22. April 2013.00:00
Former commander and convicted war criminal Stanislav Galic told Radovan Karadzic’s Hague trial that he never gave orders to use snipers against civilians in besieged Sarajevo.

This post is also available in: Bosnian

“My orders said that nobody had the right to chose civilians as targets,” defence witness Galic told the Hague Tribunal trial of former Bosnian Serb political leader Karadzic on Monday.

Galic, the former commander of the Bosnian Serb Army’s Sarajevo-Romanija Corps who was jailed for life by the Tribunal in 2006 for terrorising the population of the capital, was responding to Karadzic’s question about whether he ordered the shooting of civilians or received reports about such attacks.

He denied that the forces he led in Sarajevo from 1992-94 had a sniper unit, explaining that only individual snipers were deployed against enemy snipers and “important targets” such as Bosnian Army officers.

Karadzic is charged with terrorising civilians in Sarajevo with a systematic shelling and sniping campaign, as well as genocide in Srebrenica, the persecution of Bosniaks and Croats and taking UN peacekeepers hostage.

When asked whether he gave an order to open fire at three-year-old Anisa Pita, a girl who was injured by a bullet injured while playing on the balcony of her house in the Sirokaca neighbourhood of Sarajevo on December 13, 1992, Galic said that he was “sure” that neither he nor any other members of his corps ordered anybody “to open fire at a child”.

However, he suggested that positions held by the Bosnian Army were close to where the girl was hit.
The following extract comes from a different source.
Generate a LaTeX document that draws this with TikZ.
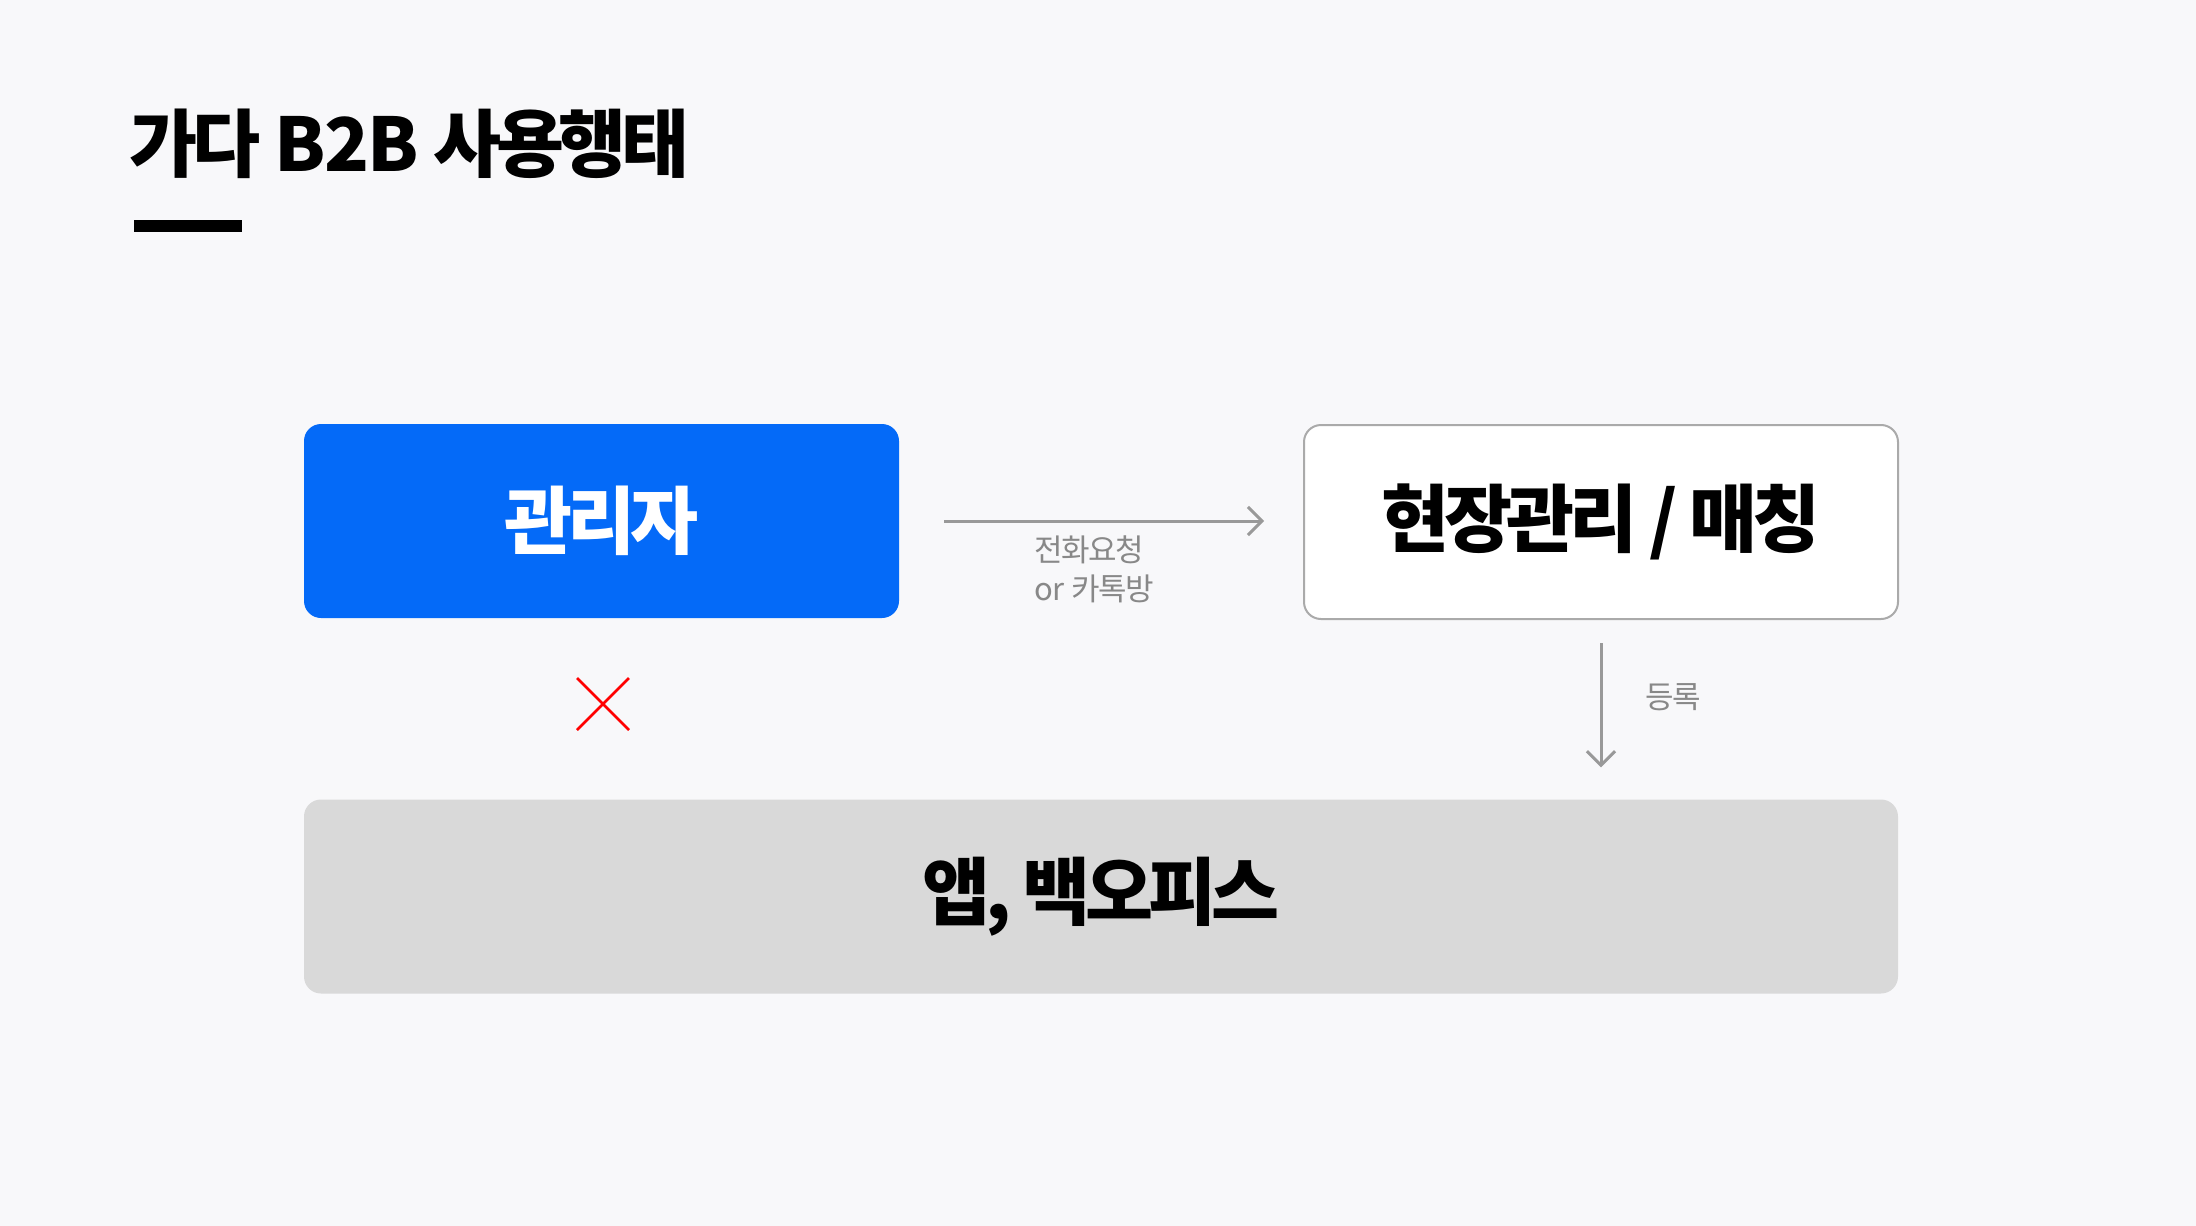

Galic gave almost identical answers when Karadzic presented him with about ten other attacks listed in the indictment in which, as he put it, civilians were “allegedly” wounded.

When asked about the wounding of two women in a bus full of passengers in the Dobrinja neighbourhood on May 25, 1994, Galic said: “It was prohibited to open fire at means of transportation, but if vehicles transported military units, they were considered legitimate targets.”

Presiding judge O-Gon Kwon asked him whether “on the basis of what you know today, you are excluding the possibility that the victims mentioned in the indictment were killed by Serb soldiers?”

Galic responded that he could not say something like that.

“Concerning the victims whose names are mentioned, I cannot say that none of those things happened. The current evidence shows that some incidents undoubtedly happened. However, I am repeating again that I did not have those pieces of evidence in that period of time,” he said.

Karadzic continues examining Galic on Tuesday.